BIRMINGHAM, AL (WBRC) - It started out as a routine trip to the mailbox for Ross Jacobs, but ended in an activism on behalf of himself and his neighbors.
“I went out to check the mail one evening, and I noticed I had a strange postcard. Here it is, actually,” he says holding it up. “It said ‘Delivery Notice’."
The bright yellow card with red writing quickly caught Jacobs’ eye. He wasn’t expecting a package. That was clue number one.
But also, it's what the card didn’t say that made him look twice.
“If it’s a delivery notice from the post office, why wouldn’t it have a stamp on it?” he mused. “And if it’s a delivery notice from FedEx, DHL, UPS -- then they’re going to put their brand all over it. It has none of that so it kind of raised a red flag.”
Folks in North Carolina saw the same scam back in August. The card has a number for you to call.
But officials with the Better Business Bureau advise you not to do so.

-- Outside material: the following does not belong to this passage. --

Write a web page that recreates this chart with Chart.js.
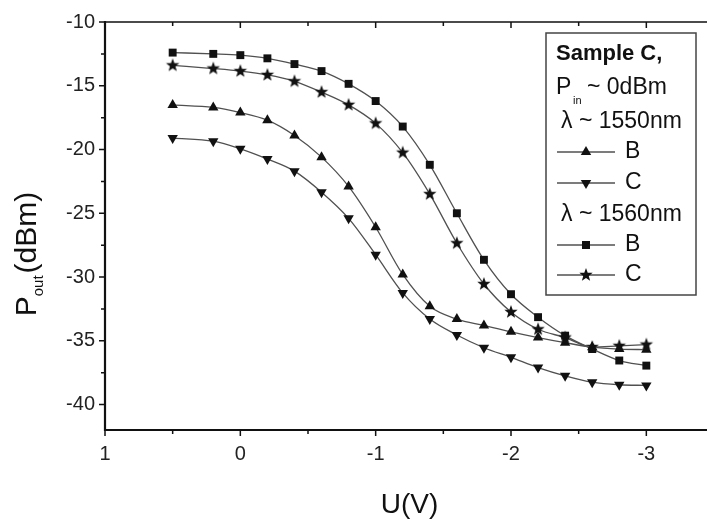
<!DOCTYPE html>
<html>
<head>
<meta charset="utf-8">
<script src="https://cdn.jsdelivr.net/npm/chart.js@4.4.1/dist/chart.umd.min.js"></script>
<style>
  html, body { margin: 0; padding: 0; background: #fff; overflow: hidden; }
  #wrap { width: 720px; height: 522px; }
</style>
</head>
<body>
<div id="wrap"><canvas id="chart" width="720" height="522"></canvas></div>
<script>
// bias voltage U (V)
const voltage = [0.5, 0.2, 0, -0.2, -0.4, -0.6, -0.8, -1.0, -1.2, -1.4, -1.6, -1.8, -2.0, -2.2, -2.4, -2.6, -2.8, -3.0];
// output power (dBm), lambda ~ 1550nm
const b1550 = [-16.5, -16.7, -17.1, -17.7, -18.9, -20.6, -22.9, -26.1, -29.8, -32.3, -33.3, -33.8, -34.3, -34.75, -35.15, -35.5, -35.65, -35.7];
const c1550 = [-19.1, -19.35, -19.95, -20.75, -21.7, -23.35, -25.4, -28.25, -31.25, -33.3, -34.55, -35.55, -36.3, -37.1, -37.75, -38.25, -38.45, -38.5];
// output power (dBm), lambda ~ 1560nm
const b1560 = [-12.4, -12.5, -12.6, -12.85, -13.3, -13.85, -14.85, -16.2, -18.2, -21.2, -25.0, -28.65, -31.35, -33.15, -34.6, -35.65, -36.55, -36.95];
const c1560 = [-13.4, -13.65, -13.85, -14.15, -14.65, -15.5, -16.5, -17.95, -20.25, -23.5, -27.35, -30.55, -32.75, -34.1, -34.75, -35.5, -35.4, -35.3];

const xTickLabels = [1, 0, -1, -2, -3];
const yTickLabels = [-10, -15, -20, -25, -30, -35, -40];

const FONT = "'Liberation Sans', Arial, Helvetica, sans-serif";
const INK = '#111';
const LINE = '#505050';

// filled five point star used as a marker
function makeStar(size, outer, inner) {
    const c = document.createElement('canvas');
    c.width = size; c.height = size;
    const g = c.getContext('2d');
    g.fillStyle = INK;
    g.beginPath();
    for (let i = 0; i < 10; i++) {
        const r = i % 2 === 0 ? outer : inner;
        const a = -Math.PI / 2 + i * Math.PI / 5;
        const px = size / 2 + r * Math.cos(a);
        const py = size / 2 + r * Math.sin(a);
        if (i === 0) g.moveTo(px, py); else g.lineTo(px, py);
    }
    g.closePath();
    g.fill();
    return c;
}
const starImg = makeStar(16, 7, 2.9);

const toPoints = vals => voltage.map((x, i) => ({ x: x, y: vals[i] }));

const series = [
    { label: 'B 1550nm', data: b1550, style: 'triangle', rot: 0 },
    { label: 'C 1550nm', data: c1550, style: 'triangle', rot: 180 },
    { label: 'B 1560nm', data: b1560, style: 'rect', rot: 0 },
    { label: 'C 1560nm', data: c1560, style: starImg, rot: 0 }
];

// small helper for legend markers
function drawMarker(ctx, style, rot, x, y) {
    ctx.save();
    ctx.fillStyle = INK;
    if (style === 'rect') {
        ctx.fillRect(x - 4, y - 4, 8, 8);
    } else if (style === 'triangle') {
        const r = 6;
        const s = rot === 180 ? -1 : 1;
        ctx.beginPath();
        ctx.moveTo(x, y - s * r);
        ctx.lineTo(x - r * 0.87, y + s * r * 0.5);
        ctx.lineTo(x + r * 0.87, y + s * r * 0.5);
        ctx.closePath();
        ctx.fill();
    } else {
        ctx.drawImage(style, x - style.width / 2, y - style.height / 2);
    }
    ctx.restore();
}

const decorPlugin = {
    id: 'decor',
    afterDatasetsDraw(chart) {
        const ctx = chart.ctx;
        const a = chart.chartArea;
        const xs = chart.scales.x, ys = chart.scales.y;
        ctx.save();
        ctx.strokeStyle = INK;

        // frame
        ctx.lineWidth = 1.5;
        ctx.beginPath();
        ctx.moveTo(a.left, a.top); ctx.lineTo(a.right, a.top); ctx.lineTo(a.right, a.bottom);
        ctx.stroke();
        ctx.lineWidth = 2.2;
        ctx.beginPath();
        ctx.moveTo(a.left, a.top - 1); ctx.lineTo(a.left, a.bottom); ctx.lineTo(a.right, a.bottom);
        ctx.stroke();

        // x ticks (major every 1, minor every 0.5)
        ctx.lineWidth = 1.5;
        for (let v = 1; v >= -3.5; v -= 0.5) {
            const px = xs.getPixelForValue(v);
            const len = Number.isInteger(v) ? 6 : 4;
            ctx.beginPath();
            ctx.moveTo(px, a.bottom); ctx.lineTo(px, a.bottom + len);
            ctx.moveTo(px, a.top); ctx.lineTo(px, a.top + len);
            ctx.stroke();
        }
        // y ticks (major every 5, minor every 2.5)
        for (let v = -10; v >= -42; v -= 2.5) {
            const py = ys.getPixelForValue(v);
            const len = v % 5 === 0 ? 6 : 4;
            ctx.beginPath();
            ctx.moveTo(a.left, py); ctx.lineTo(a.left - len, py);
            ctx.moveTo(a.right, py); ctx.lineTo(a.right - len, py);
            ctx.stroke();
        }

        // axis titles
        ctx.fillStyle = INK;
        ctx.textBaseline = 'alphabetic';
        ctx.font = '28px ' + FONT;
        ctx.textAlign = 'center';
        ctx.fillText('U(V)', (a.left + a.right) / 2, 513);

        ctx.save();
        ctx.translate(36, 254);
        ctx.rotate(-Math.PI / 2);
        ctx.textAlign = 'left';
        const big = '30px ' + FONT, small = '15px ' + FONT;
        ctx.font = big; const wP = ctx.measureText('P').width;
        ctx.font = small; const wSub = ctx.measureText('out').width;
        ctx.font = big; const wRest = ctx.measureText('(dBm)').width;
        let tx = -(wP + wSub + 2 + wRest) / 2;
        ctx.font = big; ctx.fillText('P', tx, 0); tx += wP;
        ctx.font = small; ctx.fillText('out', tx, 7); tx += wSub + 2;
        ctx.font = big; ctx.fillText('(dBm)', tx, 0);
        ctx.restore();

        // legend box
        const bx = 546, by = 33, bw = 150, bh = 262;
        ctx.lineWidth = 1.5;
        ctx.strokeStyle = '#444';
        ctx.strokeRect(bx, by, bw, bh);
        ctx.textAlign = 'left';
        ctx.textBaseline = 'middle';
        ctx.font = 'bold 22px ' + FONT;
        ctx.fillText('Sample C,', 556, 54);
        ctx.font = '23px ' + FONT;
        ctx.fillText('P', 556, 88);
        ctx.font = '11px ' + FONT;
        ctx.fillText('in', 573, 101);
        ctx.font = '23px ' + FONT;
        ctx.fillText('~ 0dBm', 587, 88);
        ctx.fillText('\u03bb ~ 1550nm', 561, 122);
        ctx.fillText('\u03bb ~ 1560nm', 561, 215);
        const rows = [152, 183, 245, 275];
        series.forEach((s, i) => {
            const yy = rows[i];
            ctx.strokeStyle = LINE;
            ctx.lineWidth = 1.3;
            ctx.beginPath();
            ctx.moveTo(557, yy); ctx.lineTo(615, yy);
            ctx.stroke();
            drawMarker(ctx, s.style, s.rot, 586, yy);
            ctx.fillStyle = INK;
            ctx.font = '23px ' + FONT;
            ctx.fillText(s.label.charAt(0), 625, yy);
        });
        ctx.restore();
    }
};

new Chart(document.getElementById('chart'), {
    type: 'line',
    data: {
        datasets: series.map(s => ({
            label: s.label,
            data: toPoints(s.data),
            borderColor: LINE,
            borderWidth: 1.3,
            pointStyle: s.style,
            pointRotation: s.rot,
            pointRadius: s.style === 'rect' ? 5.6 : 6,
            pointBackgroundColor: INK,
            pointBorderColor: INK,
            pointBorderWidth: 0,
            cubicInterpolationMode: 'monotone',
            fill: false
        }))
    },
    options: {
        responsive: false,
        animation: false,
        devicePixelRatio: 1,
        layout: { padding: { top: 19, right: 6, left: 0, bottom: 0 } },
        plugins: {
            legend: { display: false },
            tooltip: { enabled: false }
        },
        scales: {
            x: {
                type: 'linear',
                reverse: true,
                min: -3.5,
                max: 1,
                afterBuildTicks: s => { s.ticks = xTickLabels.map(v => ({ value: v })); },
                afterFit: s => { s.height = 92; },
                grid: { display: false, drawTicks: false },
                border: { display: false },
                ticks: {
                    padding: 12,
                    color: '#222',
                    font: { family: FONT, size: 20 },
                    maxRotation: 0,
                    autoSkip: false,
                    callback: v => String(v)
                }
            },
            y: {
                type: 'linear',
                min: -42,
                max: -10,
                afterBuildTicks: s => { s.ticks = yTickLabels.map(v => ({ value: v })); },
                afterFit: s => { s.width = 105; },
                grid: { display: false, drawTicks: false },
                border: { display: false },
                ticks: {
                    padding: 10,
                    color: '#222',
                    font: { family: FONT, size: 20 },
                    autoSkip: false,
                    callback: v => String(v)
                }
            }
        }
    },
    plugins: [decorPlugin]
});
</script>
</body>
</html>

“Once they get to talk to you, that gives them one more opportunity to try to talk you in to sending extra delivery--all kinds of things. So you really just don’t want to get on the phone with these characters,” says BBB Executive Director, David Smitherman.

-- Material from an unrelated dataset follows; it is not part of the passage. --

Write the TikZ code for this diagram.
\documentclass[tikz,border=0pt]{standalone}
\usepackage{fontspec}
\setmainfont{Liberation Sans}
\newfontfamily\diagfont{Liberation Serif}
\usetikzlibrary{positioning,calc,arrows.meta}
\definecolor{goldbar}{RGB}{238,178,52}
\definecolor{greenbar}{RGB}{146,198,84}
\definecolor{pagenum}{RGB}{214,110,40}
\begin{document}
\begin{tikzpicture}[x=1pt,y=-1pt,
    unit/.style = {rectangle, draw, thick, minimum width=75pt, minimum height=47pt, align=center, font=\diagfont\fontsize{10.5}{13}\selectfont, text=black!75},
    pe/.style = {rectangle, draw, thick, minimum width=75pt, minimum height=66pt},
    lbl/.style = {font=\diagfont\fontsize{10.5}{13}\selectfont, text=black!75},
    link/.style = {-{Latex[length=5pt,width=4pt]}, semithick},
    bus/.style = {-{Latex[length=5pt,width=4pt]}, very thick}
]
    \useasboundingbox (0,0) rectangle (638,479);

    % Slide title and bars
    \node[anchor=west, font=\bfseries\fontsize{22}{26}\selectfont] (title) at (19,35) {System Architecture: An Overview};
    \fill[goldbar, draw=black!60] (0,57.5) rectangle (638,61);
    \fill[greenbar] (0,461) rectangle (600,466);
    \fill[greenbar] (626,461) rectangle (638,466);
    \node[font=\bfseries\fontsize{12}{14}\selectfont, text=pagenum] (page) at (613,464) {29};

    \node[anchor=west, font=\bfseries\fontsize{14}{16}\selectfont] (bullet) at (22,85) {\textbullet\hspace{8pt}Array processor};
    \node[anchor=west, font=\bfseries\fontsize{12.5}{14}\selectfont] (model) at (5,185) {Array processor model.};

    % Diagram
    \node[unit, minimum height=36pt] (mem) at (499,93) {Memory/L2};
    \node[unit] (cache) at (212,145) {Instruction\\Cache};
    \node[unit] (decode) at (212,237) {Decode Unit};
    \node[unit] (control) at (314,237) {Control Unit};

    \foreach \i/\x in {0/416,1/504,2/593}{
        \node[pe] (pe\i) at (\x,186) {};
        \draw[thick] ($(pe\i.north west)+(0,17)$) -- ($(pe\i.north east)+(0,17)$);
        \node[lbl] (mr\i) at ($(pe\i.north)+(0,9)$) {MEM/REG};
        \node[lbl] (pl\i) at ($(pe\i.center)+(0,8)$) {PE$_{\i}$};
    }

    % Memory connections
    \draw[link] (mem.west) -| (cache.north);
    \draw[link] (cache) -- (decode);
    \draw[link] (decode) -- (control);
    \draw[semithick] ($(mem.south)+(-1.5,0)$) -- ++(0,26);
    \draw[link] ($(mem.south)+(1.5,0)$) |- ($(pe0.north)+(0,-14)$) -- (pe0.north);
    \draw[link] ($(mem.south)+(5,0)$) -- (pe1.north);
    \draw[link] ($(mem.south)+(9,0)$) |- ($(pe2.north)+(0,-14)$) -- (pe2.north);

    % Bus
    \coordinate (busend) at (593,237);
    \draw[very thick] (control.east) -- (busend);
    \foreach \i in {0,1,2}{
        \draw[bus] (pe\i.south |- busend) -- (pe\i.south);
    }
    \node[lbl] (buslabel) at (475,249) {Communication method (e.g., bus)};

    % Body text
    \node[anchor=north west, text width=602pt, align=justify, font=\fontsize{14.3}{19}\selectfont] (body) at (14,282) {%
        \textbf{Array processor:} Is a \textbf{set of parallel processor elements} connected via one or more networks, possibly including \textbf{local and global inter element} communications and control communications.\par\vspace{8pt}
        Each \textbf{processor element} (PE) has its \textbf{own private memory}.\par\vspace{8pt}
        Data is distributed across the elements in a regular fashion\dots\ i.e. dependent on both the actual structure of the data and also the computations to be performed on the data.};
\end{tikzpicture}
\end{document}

He advises that you not only be on the lookout for phony postcards this time of year, but also emails claiming you have a delivery. Many times, those have a link for you to click.
Once again, Smitherman says don’t do it, pointing out that clicking on those links may allow the scammers to download spyware and malware on your computers and devices. That could lead to them having access to all sorts of personal and private information.
Within thirty minutes of getting his postcard, Ross Jacobs had figured out it was a scam. He immediately sent a notice to the Alabama attorney general’s office.
“They’re kind of preying on the weak and it seems like... maybe by acting fast they can get caught.,” he surmises.